-
-
owned this note
-
Published
Linked with GitHub
# Attacknet Introduction
## Introduction
Chaos testing is a disciplined approach to testing a system by proactively simulating and identifying failures. Ethereum networks in the wild are subject to a lot of real life variances that have historically been difficult to capture in local tests. We've worked with [Trail of Bits](https://www.trailofbits.com/) to create a tool that combines the two worlds together, allowing us to create local networks that can simulate real world chaos and failures. Examples would include adding network latency between nodes, killing nodes at random, filesystem errors being returned, etc
Such a tool has two major components: 1. A tool to deploy Ethereum networks and 2. A tool to orchestrate the chaos tests.

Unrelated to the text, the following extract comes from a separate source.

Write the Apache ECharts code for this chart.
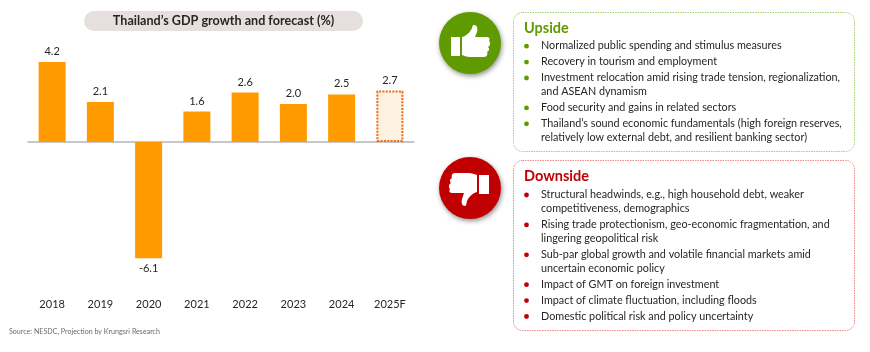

We have already solved 1. with [Kurtosis](https://github.com/kurtosis-tech/ethereum-package), it allows us to reliably deploy Ethereum networks (irrespective of which fork we're testing) to perform local docker based tests or remote Kubernetes based tests. To solve 2., we used a kubernetes testing framework called [Chaos Mesh](https://chaos-mesh.org/) which allows us to configure a host of failures that are then executed by the orchestrator. While these pieces of software give us the functionality we need, they don't provide the ease of use.
Introducing `Attacknet`, the missing piece was a software that can ingest a test definition and execute it for us. This would allow us to configure lists of cases we would like to see and have the execution of the test taken care of us. The software can also perform healthchecks and attempt to ascertain if a network was negatively affected by the chaos or not.

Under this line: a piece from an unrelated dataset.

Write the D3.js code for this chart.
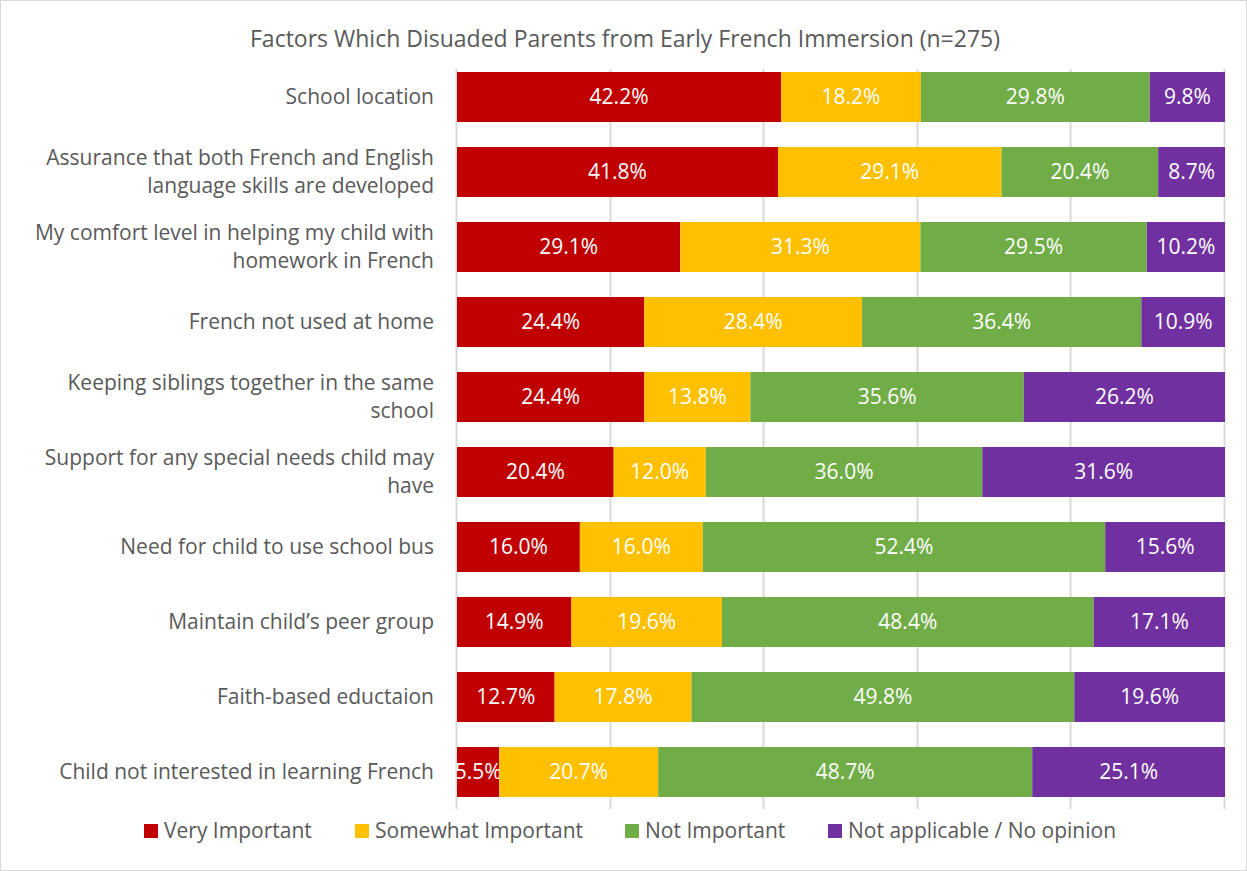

![](https://storage.googleapis.com/ethereum-hackmd/upload_8a2935fd0bfc811c2b784a179b32b056.png)
## Chaos types
`Attacknet` allows us to configure the following types of chaos for any duration we like and some also allow additional randomness (i.e, run fault only x% of time):
- Network: Network latency, jitter, packet drop, packet corruption and bandwidth limits
- Network split and re-joining
- Clock skews (i.e, NTP faults)
- CPU load
- RAM Load
- i/o: disk faults, disk access latency, i/o mistakes
- Service crashes (i.e, kills)
- WIP: Kernel faults
## Test Scenarios
Currently there are 3 factors we are playing with, i.e: Client combo in the network, Type of Chaos and Parameters of chaos. Here are some initial tests we planned:
| Test Number | Description | Chaos Type | Parameters | Analysis Objective | Notes |
|-------------|------------------------------------|-------------------------|----------------------------------------------------------|--------------------------------------------------------------|-------------------------------------------------------------------------------------------|
| 1 | Single EL type, One of each CL. | Network latency | Latency: 100ms, 500ms, 1000ms, 2000ms with 10% jitter | Analyze the number of missed slots and correlate with latency | Repeat with every EL |
| 2 | Single EL type, One of each CL. | Network packet drop | Packet Drop: 5%, 10%, 50%, 100% | Analyze the number of missed slots and correlate with packet drop | Repeat with every EL |
| 3 | Single EL type, One of each CL. | Clock skew | Clock Skew: 100ms, 500ms, 1000ms, 2000ms | Analyze the number of missed slots and correlate with clock skew | Repeat with every EL (EL shouldn’t matter in this test) |
| 4 | Single EL type, One of each CL. Apply partition to one CL at a time. | Network partition | N/A | Analyze if the CL can rejoin the network after the split is healed | Potentially use static peers to avoid downscoring issues. Restart of pods might be necessary. Repeat for every EL. |
| 5 | Single EL type, One of each CL. Split network into two halves. | Network partition | N/A | Analyze if the network can self heal | Use static peers to avoid downscoring issues. Repeat for every EL. |
We're trying to be vary of adding too many variables into the mix, we don't have good ways of knowing when a run "fails", so we're erring on the side of cation and building networks with more controlled changesets.
## Unknowns:
- What other scenarios are useful? What do client teams want to see?
- What data is useful to collect? Should we analyze missed slots or performance? What metrics do we focus on and how do we define healthy?
## Note:
Attacknet at this moment in time is closed source. We will be open sourcing it once we hit the Dencun fork on mainnet.